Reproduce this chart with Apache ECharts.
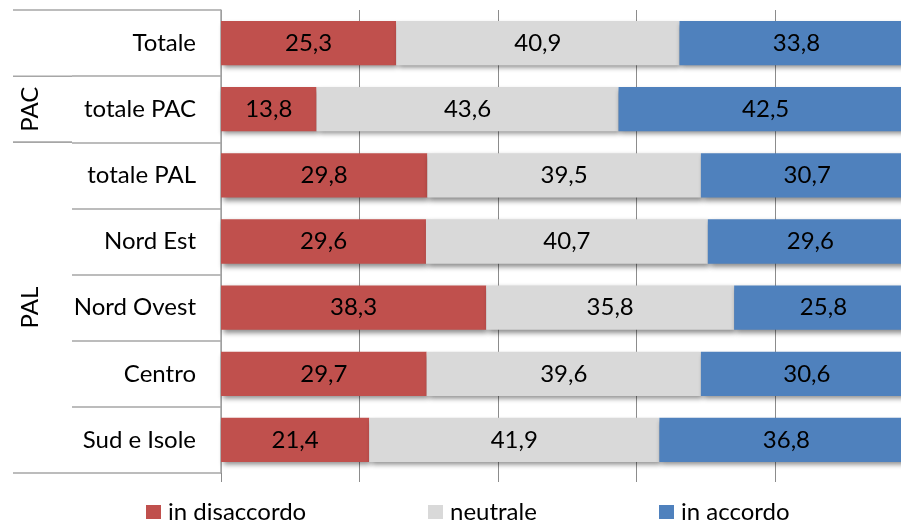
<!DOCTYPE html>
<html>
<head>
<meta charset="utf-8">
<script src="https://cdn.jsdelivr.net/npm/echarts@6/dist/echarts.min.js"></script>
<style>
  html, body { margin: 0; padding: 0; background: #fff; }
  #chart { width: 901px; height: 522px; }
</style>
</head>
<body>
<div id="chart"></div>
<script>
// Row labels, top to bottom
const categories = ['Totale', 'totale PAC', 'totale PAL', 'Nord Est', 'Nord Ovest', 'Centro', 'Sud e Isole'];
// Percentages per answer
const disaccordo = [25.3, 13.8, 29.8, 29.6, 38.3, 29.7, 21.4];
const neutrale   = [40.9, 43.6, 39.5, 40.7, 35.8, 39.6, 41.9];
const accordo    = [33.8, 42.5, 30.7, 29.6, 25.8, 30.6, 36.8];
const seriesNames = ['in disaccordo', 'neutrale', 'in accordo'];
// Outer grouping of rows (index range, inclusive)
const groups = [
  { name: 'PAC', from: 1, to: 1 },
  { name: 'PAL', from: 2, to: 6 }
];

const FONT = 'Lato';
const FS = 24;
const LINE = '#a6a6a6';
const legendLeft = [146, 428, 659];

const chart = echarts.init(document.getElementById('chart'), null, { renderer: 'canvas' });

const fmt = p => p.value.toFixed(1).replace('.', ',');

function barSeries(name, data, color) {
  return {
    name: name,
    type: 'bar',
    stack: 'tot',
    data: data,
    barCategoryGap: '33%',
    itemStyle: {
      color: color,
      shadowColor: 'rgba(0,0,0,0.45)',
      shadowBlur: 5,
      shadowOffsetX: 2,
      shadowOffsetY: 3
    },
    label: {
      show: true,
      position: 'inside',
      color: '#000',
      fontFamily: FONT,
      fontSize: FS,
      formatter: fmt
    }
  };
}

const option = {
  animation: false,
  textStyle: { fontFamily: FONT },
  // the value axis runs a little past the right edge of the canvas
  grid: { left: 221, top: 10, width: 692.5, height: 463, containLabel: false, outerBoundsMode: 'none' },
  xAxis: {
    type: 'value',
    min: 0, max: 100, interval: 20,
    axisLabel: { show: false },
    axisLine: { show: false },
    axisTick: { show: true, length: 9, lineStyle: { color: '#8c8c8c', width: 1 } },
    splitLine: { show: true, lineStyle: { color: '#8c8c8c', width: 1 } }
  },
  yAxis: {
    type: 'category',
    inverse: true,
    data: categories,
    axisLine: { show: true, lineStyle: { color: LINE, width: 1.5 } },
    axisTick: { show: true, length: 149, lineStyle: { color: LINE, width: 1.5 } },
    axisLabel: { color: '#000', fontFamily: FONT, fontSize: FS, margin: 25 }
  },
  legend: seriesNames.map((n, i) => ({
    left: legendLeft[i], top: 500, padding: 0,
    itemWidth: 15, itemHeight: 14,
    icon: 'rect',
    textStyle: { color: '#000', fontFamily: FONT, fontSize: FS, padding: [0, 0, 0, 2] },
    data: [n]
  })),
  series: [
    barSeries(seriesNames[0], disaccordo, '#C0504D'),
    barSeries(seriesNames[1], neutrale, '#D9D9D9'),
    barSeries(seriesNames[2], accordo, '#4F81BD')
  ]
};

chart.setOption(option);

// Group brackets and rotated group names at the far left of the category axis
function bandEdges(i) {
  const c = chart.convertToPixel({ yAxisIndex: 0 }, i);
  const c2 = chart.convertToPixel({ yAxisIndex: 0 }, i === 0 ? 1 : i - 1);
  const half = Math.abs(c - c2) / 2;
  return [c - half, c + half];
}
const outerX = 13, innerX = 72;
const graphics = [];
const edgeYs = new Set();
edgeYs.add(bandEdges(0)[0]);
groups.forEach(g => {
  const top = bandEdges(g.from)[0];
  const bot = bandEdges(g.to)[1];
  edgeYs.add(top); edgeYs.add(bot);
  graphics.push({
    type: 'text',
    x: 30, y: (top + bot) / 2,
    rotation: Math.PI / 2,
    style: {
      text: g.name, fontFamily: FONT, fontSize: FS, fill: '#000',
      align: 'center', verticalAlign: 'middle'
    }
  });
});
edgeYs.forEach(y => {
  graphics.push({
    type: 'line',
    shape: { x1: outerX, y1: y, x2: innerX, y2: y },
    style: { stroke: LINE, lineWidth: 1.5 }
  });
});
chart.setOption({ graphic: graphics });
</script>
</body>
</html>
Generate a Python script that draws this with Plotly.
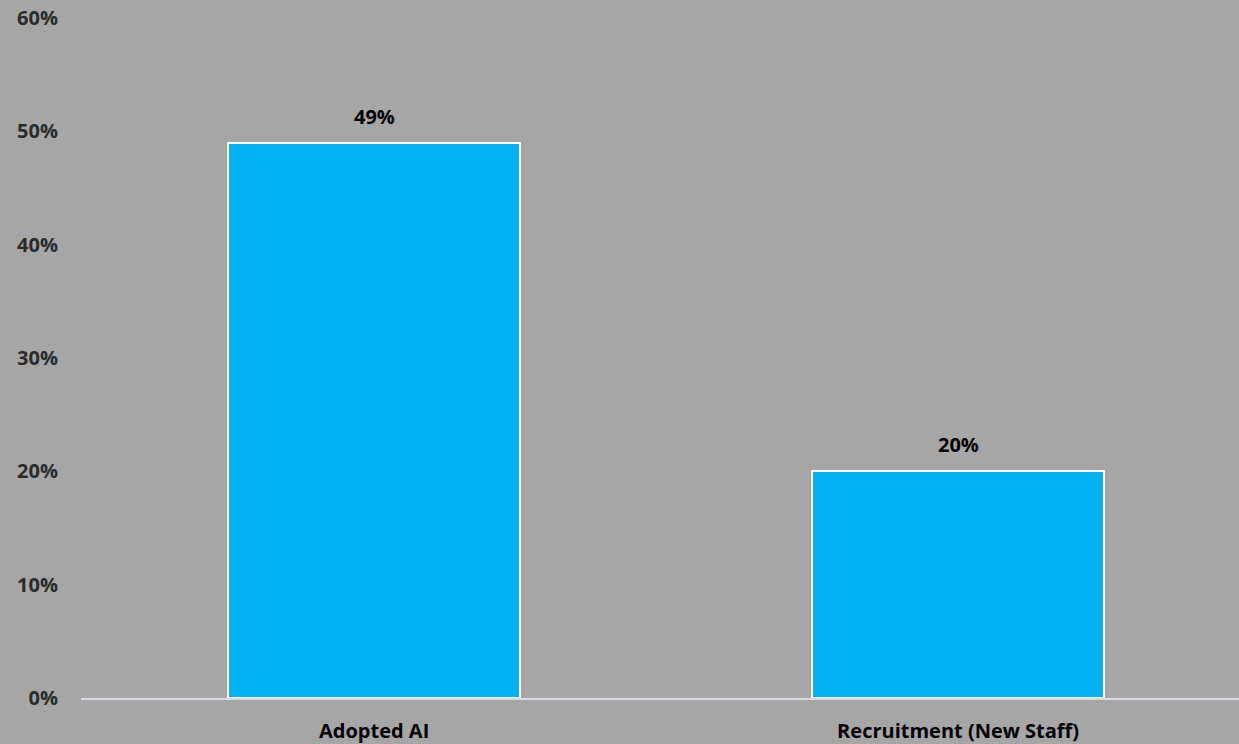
-------
AIM
Which lines in the data above contain "with"? Show each one.

OUTPUT FOR THIS TASK
Reproduce this chart with Apache ECharts.
Generate a Python script that draws this with Plotly.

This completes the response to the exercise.